Each line from the top of the listing through the one holding "width=0.9pt, fill=black!15, minimum" should be restated word for word, with nothing added and no pictures.

* * * * *

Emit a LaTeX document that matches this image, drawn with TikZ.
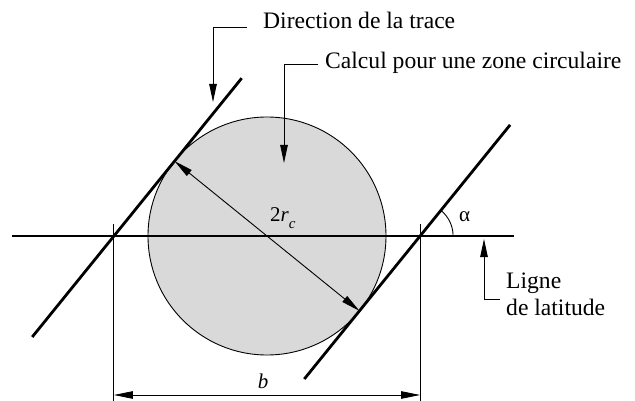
\documentclass[tikz,border=0pt]{standalone}
\usepackage{fontspec}
\setmainfont{LiberationSerif}[Extension=.ttf, UprightFont=*-Regular, ItalicFont=*-Italic, BoldFont=*-Bold]
\usetikzlibrary{arrows.meta,calc}
\begin{document}
\begin{tikzpicture}[x=1pt,y=-1pt,
  thickline/.style={line width=2.8pt},
  thinline/.style={line width=0.9pt},
  tipone/.style={-{Triangle[length=18pt,width=7.5pt]}},
  tiptwo/.style={{Triangle[length=19pt,width=7.5pt]}-{Triangle[length=19pt,width=7.5pt]}},
  lbl/.style={font=\fontsize{23.6}{27}\selectfont, inner sep=0pt, anchor=base west},
  small/.style={font=\fontsize{21}{24}\selectfont, inner sep=0pt},
]
\useasboundingbox (0,0) rectangle (635,401);

% circular zone
\node[circle, draw, line width=0.9pt, fill=black!15, minimum size=238pt, inner sep=0pt] (zone) at (267,236) {};

% key points
\coordinate (P1) at (113.9,236);
\coordinate (P2) at (420.1,236);
\coordinate (L1a) at (32.2,337);
\coordinate (L1b) at (241.7,78.2);
\coordinate (L2a) at (304.3,379);
\coordinate (L2b) at (510.1,124.9);
\coordinate (T1) at (174.5,161.1);
\coordinate (T2) at (359.5,310.9);
\coordinate (H1) at (12,236);
\coordinate (H2) at (514,236);

% latitude line and track lines
\draw[thickline] (H1) -- (H2);
\draw[thickline] (L1a) -- (L1b);
\draw[thickline] (L2a) -- (L2b);

% diameter
\draw[thinline, tiptwo] (T1) -- (T2);

% extension lines and dimension b
\coordinate (E1t) at (113.9,224);
\coordinate (E1b) at (113.9,401);
\coordinate (E2t) at (420.1,224);
\coordinate (E2b) at (420.1,401);
\draw[thinline] (E1t) -- (E1b);
\draw[thinline] (E2t) -- (E2b);
\coordinate (B1) at (113.9,395);
\coordinate (B2) at (420.1,395);
\draw[thinline, tiptwo] (B1) -- (B2);

% angle alpha
\draw[thinline] ($(P2)+(33,0)$) arc[start angle=0, end angle=51, radius=33pt];

% labels
\node[lbl] (t1) at (263,29) {Direction de la trace};
\node[lbl] (t2) at (325,69) {Calcul pour une zone circulaire};
\node[lbl, anchor=north west, align=left] (t3) at (506,272.4) {Ligne\\de latitude};
\node[small, anchor=base west] (al) at (459,222) {α};
\node[small, anchor=base west] (dia) at (270,222) {2\textit{r}\raisebox{-0.3em}{\fontsize{15}{16}\selectfont\itshape c}};
\node[small, anchor=base] (bl) at (263,388) {\textit{b}};

% leaders
\coordinate (a1s) at (247,27);
\coordinate (a1e) at (213,102);
\draw[thinline, tipone] (a1s) -| (a1e);
\coordinate (a2s) at (318,64);
\coordinate (a2e) at (284,163);
\draw[thinline, tipone] (a2s) -| (a2e);
\coordinate (a3s) at (500,299);
\coordinate (a3e) at (484,239);
\draw[thinline, tipone] (a3s) -| (a3e);
\end{tikzpicture}
\end{document}
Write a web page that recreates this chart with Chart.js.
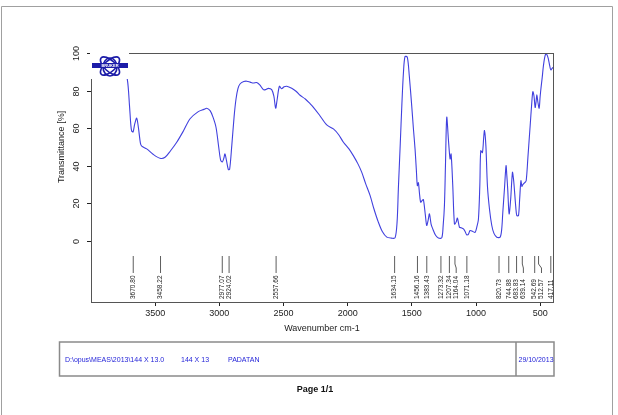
<!DOCTYPE html>
<html lang="en">
<head>
<meta charset="UTF-8" />
<title>FTIR spectrum - PADATAN</title>
<script src="https://cdn.jsdelivr.net/npm/chart.js"></script>
<style>
  html, body { margin: 0; padding: 0; background: #fff; }
  canvas { display: block; }
</style>
</head>
<body>
<canvas id="spectrum" width="618" height="415"></canvas>
<script>
  // spectrum (cm-1 / %T)
  const wavenumbers = [
    4000, 3900, 3800, 3740, 3717, 3700, 3690, 3683, 3672, 3660, 3644, 3630, 3615, 3605, 3566, 3514,
    3462, 3423, 3380, 3332, 3280, 3228, 3164, 3120, 3098, 3072, 3050, 3026, 3005, 2990, 2977, 2965,
    2956, 2945, 2930, 2920, 2903, 2885, 2870, 2855, 2839, 2810, 2786, 2760, 2735, 2709, 2685, 2657,
    2640, 2618, 2592, 2575, 2561, 2550, 2532, 2515, 2495, 2475, 2436, 2400, 2371, 2330, 2293, 2267,
    2220, 2163, 2111, 2070, 2033, 1990, 1956, 1920, 1890, 1860, 1825, 1795, 1761, 1730, 1695, 1660,
    1631, 1615, 1605, 1590, 1578, 1565, 1553, 1535, 1520, 1501, 1488, 1475, 1465, 1457, 1449, 1440,
    1431, 1420, 1410, 1395, 1384, 1373, 1363, 1350, 1337, 1315, 1293, 1267, 1256, 1246, 1238, 1228,
    1215, 1202, 1194, 1181, 1168, 1155, 1145, 1129, 1115, 1098, 1085, 1072, 1060, 1046, 1025, 1007,
    995, 981, 970, 963, 950, 940, 934, 923, 911, 895, 877, 860, 838, 812, 800, 791,
    778, 766, 760, 753, 742, 730, 716, 708, 703, 690, 682, 669, 660, 650, 642, 635,
    620, 609, 595, 578, 567, 557, 548, 539, 532, 526, 518, 508, 500, 493, 484, 475,
    465, 456, 446, 436, 425, 417, 405, 400
  ];
  const transmittance = [
    91, 91.5, 90.5, 89, 86, 72, 62, 58.5, 58, 62, 65.3, 60, 52, 50.4, 49, 46,
    44, 44.5, 48, 52.5, 58.5, 65, 68.8, 70, 70.6, 69.3, 66, 60.5, 50, 43, 42, 44,
    46.3, 43, 38, 38, 50.7, 66, 75.5, 81, 83.5, 84.8, 85, 84.5, 84, 84.3, 83, 80.5,
    80.5, 81.2, 80.5, 77, 70.6, 75, 82.3, 81, 82, 82.3, 81.2, 79.5, 77.5, 75.5, 73, 71.1,
    67, 61.7, 59.6, 56.5, 52.5, 49, 45.4, 41, 36.5, 30.5, 24.1, 17, 10, 5, 2, 1.5,
    1.6, 10, 27.7, 52, 72, 90, 98.2, 97.7, 88, 72, 60, 49, 38, 29.4, 31, 25,
    20.6, 21.5, 22, 14, 8.2, 11, 14.4, 9, 6.4, 3, 1.6, 1.6, 8, 18.8, 40, 65.8,
    54, 43.6, 46.3, 29.4, 9, 10, 12.2, 7.3, 7, 6.4, 5, 3.2, 3.5, 5.5, 5, 4.6,
    7, 11.7, 30, 48, 47, 55, 58.7, 50.7, 29.4, 17, 8.2, 4, 2, 2, 6, 15.3,
    28, 40, 35, 27.7, 14.4, 22, 36.5, 33, 29.4, 18, 13.5, 13.5, 22, 32, 29, 30,
    31, 32, 45, 61.3, 72, 79.4, 77, 71, 74, 77.7, 74, 70.6, 77, 81.7, 87, 93,
    97.5, 99.5, 99, 96.8, 93, 91, 92, 92.4
  ];
  const xTicks = [3500, 3000, 2500, 2000, 1500, 1000, 500];
  const yTicks = [0, 20, 40, 60, 80, 100];
  const peakLabels = [
    3670.80, 3458.22, 2977.07, 2924.02, 2557.66, 1634.15, 1456.16, 1383.43, 1273.32, 1207.34,
    1164.04, 1071.18, 820.73, 744.88, 683.83, 639.14, 542.69, 512.57, 417.11
  ];
  const footerFields = ['D:\\opus\\MEAS\\2013\\144 X 13.0', '144 X 13', 'PADATAN'];
  const footerDate = '29/10/2013';

  const FONT = "'Liberation Sans', Arial, Helvetica, sans-serif";
  const LINE_BLUE = '#4040de';
  const TEXT_BLUE = '#2424d8';

  function drawLogo(ctx, cx, cy) {
    // white patch hides the corner of the frame, like the printout
    ctx.fillStyle = '#fff';
    ctx.fillRect(cx - 20, cy - 13, 39, 26);
    ctx.strokeStyle = '#1c1ca8';
    ctx.lineWidth = 1.6;
    [0.75, -0.75].forEach(a => {
      ctx.beginPath();
      ctx.ellipse(cx, cy, 12, 5.5, a, 0, Math.PI * 2);
      ctx.stroke();
    });
    ctx.beginPath();
    ctx.ellipse(cx, cy + 1, 7, 9, 0, 0, Math.PI * 2);
    ctx.stroke();
    ctx.fillStyle = '#1c1ca8';
    ctx.fillRect(cx - 18, cy - 3, 36, 5);
    ctx.fillStyle = '#fff';
    ctx.font = 'bold 4px ' + FONT;
    ctx.textAlign = 'center';
    ctx.textBaseline = 'middle';
    ctx.fillText('BRUKER', cx, cy - 0.5);
  }

  const printoutDecor = {
    id: 'printoutDecor',
    afterDraw(chart) {
      const { ctx, chartArea: a, scales: { x, y } } = chart;
      ctx.save();

      // page border
      ctx.strokeStyle = '#a0a0a0';
      ctx.lineWidth = 1;
      ctx.beginPath();
      ctx.moveTo(1.5, 420); ctx.lineTo(1.5, 6.5); ctx.lineTo(612.5, 6.5); ctx.lineTo(612.5, 420);
      ctx.stroke();

      // plot frame
      ctx.strokeStyle = '#555';
      ctx.lineWidth = 1;
      ctx.strokeRect(a.left + 0.5, a.top + 0.5, a.right - a.left, a.bottom - a.top);

      // y axis ticks, rotated labels, title
      ctx.strokeStyle = '#222';
      ctx.fillStyle = '#222';
      ctx.font = '9px ' + FONT;
      ctx.textAlign = 'center';
      ctx.textBaseline = 'middle';
      yTicks.forEach(v => {
        const py = Math.round(y.getPixelForValue(v)) + 0.5;
        ctx.beginPath();
        ctx.moveTo(a.left - 4, py); ctx.lineTo(a.left, py);
        ctx.stroke();
        ctx.save();
        ctx.translate(a.left - 14, py);
        ctx.rotate(-Math.PI / 2);
        ctx.fillText(String(v), 0, 0);
        ctx.restore();
      });
      const midY = (y.getPixelForValue(0) + y.getPixelForValue(100)) / 2;
      ctx.save();
      ctx.translate(a.left - 29, midY);
      ctx.rotate(-Math.PI / 2);
      ctx.fillText('Transmittance [%]', 0, 0);
      ctx.restore();

      // peak markers with leader lines
      const px = peakLabels.map(p => x.getPixelForValue(p));
      const lx = [];
      px.forEach((v, i) => lx.push(i && v < lx[i - 1] + 6.8 ? lx[i - 1] + 6.8 : v));
      const top = a.bottom - 46, kink1 = a.bottom - 38, kink2 = a.bottom - 34, end = a.bottom - 29;
      ctx.strokeStyle = '#333';
      ctx.lineWidth = 0.8;
      ctx.font = '6.5px ' + FONT;
      ctx.textAlign = 'left';
      peakLabels.forEach((p, i) => {
        ctx.beginPath();
        if (Math.abs(lx[i] - px[i]) > 0.6) {
          ctx.moveTo(px[i], top); ctx.lineTo(px[i], kink1);
          ctx.lineTo(lx[i], kink2); ctx.lineTo(lx[i], end);
        } else {
          ctx.moveTo(px[i], top); ctx.lineTo(px[i], end);
        }
        ctx.stroke();
        ctx.save();
        ctx.translate(lx[i], a.bottom - 3);
        ctx.rotate(-Math.PI / 2);
        ctx.fillText(p.toFixed(2), 0, 0);
        ctx.restore();
      });

      drawLogo(ctx, a.left + 19, a.top + 13);

      // footer box
      ctx.strokeStyle = '#8a8a8a';
      ctx.lineWidth = 1.5;
      ctx.strokeRect(59.5, 342, 494.5, 34);
      ctx.beginPath();
      ctx.moveTo(516, 342); ctx.lineTo(516, 376);
      ctx.stroke();
      ctx.fillStyle = TEXT_BLUE;
      ctx.font = '7px ' + FONT;
      ctx.textAlign = 'left';
      ctx.textBaseline = 'middle';
      [65, 181, 228].forEach((fx, i) => ctx.fillText(footerFields[i], fx, 360));
      ctx.fillText(footerDate, 518.5, 360);
      ctx.fillStyle = '#111';
      ctx.font = 'bold 9px ' + FONT;
      ctx.textAlign = 'center';
      ctx.fillText('Page 1/1', 315, 390);

      ctx.restore();
    }
  };

  new Chart(document.getElementById('spectrum'), {
    type: 'line',
    data: {
      datasets: [{
        data: wavenumbers.map((w, i) => ({ x: w, y: transmittance[i] })),
        borderColor: LINE_BLUE,
        borderWidth: 1.1,
        pointRadius: 0,
        tension: 0.3,
        fill: false
      }]
    },
    options: {
      responsive: false,
      animation: false,
      layout: { padding: { left: 91, top: 53, right: 65, bottom: 81 } },
      plugins: { legend: { display: false }, tooltip: { enabled: false } },
      scales: {
        x: {
          type: 'linear',
          reverse: true,
          min: 400,
          max: 4000,
          afterBuildTicks: s => { s.ticks = xTicks.map(v => ({ value: v })); },
          afterFit: s => { s.height = 32; },
          border: { display: false },
          grid: { drawOnChartArea: false, drawTicks: true, tickLength: 4, tickColor: '#222' },
          ticks: {
            color: '#222', font: { family: FONT, size: 9 }, padding: 2, maxRotation: 0, autoSkip: false,
            callback: v => String(v)
          },
          title: { display: true, text: 'Wavenumber cm-1', color: '#222', font: { family: FONT, size: 9 }, padding: 0 }
        },
        y: { display: false, min: -32.5, max: 100 }
      }
    },
    plugins: [printoutDecor]
  });
</script>
</body>
</html>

* * * * *

• _Solution for this exercise_
Emit a LaTeX document that matches this image, drawn with TikZ.
\documentclass[tikz,border=0pt]{standalone}
\usepackage{fontspec}
\setmainfont{LiberationSerif}[Extension=.ttf, UprightFont=*-Regular, ItalicFont=*-Italic, BoldFont=*-Bold]
\usetikzlibrary{arrows.meta,calc}
\begin{document}
\begin{tikzpicture}[x=1pt,y=-1pt,
  thickline/.style={line width=2.8pt},
  thinline/.style={line width=0.9pt},
  tipone/.style={-{Triangle[length=18pt,width=7.5pt]}},
  tiptwo/.style={{Triangle[length=19pt,width=7.5pt]}-{Triangle[length=19pt,width=7.5pt]}},
  lbl/.style={font=\fontsize{23.6}{27}\selectfont, inner sep=0pt, anchor=base west},
  small/.style={font=\fontsize{21}{24}\selectfont, inner sep=0pt},
]
\useasboundingbox (0,0) rectangle (635,401);

% circular zone
\node[circle, draw, line width=0.9pt, fill=black!15, minimum size=238pt, inner sep=0pt] (zone) at (267,236) {};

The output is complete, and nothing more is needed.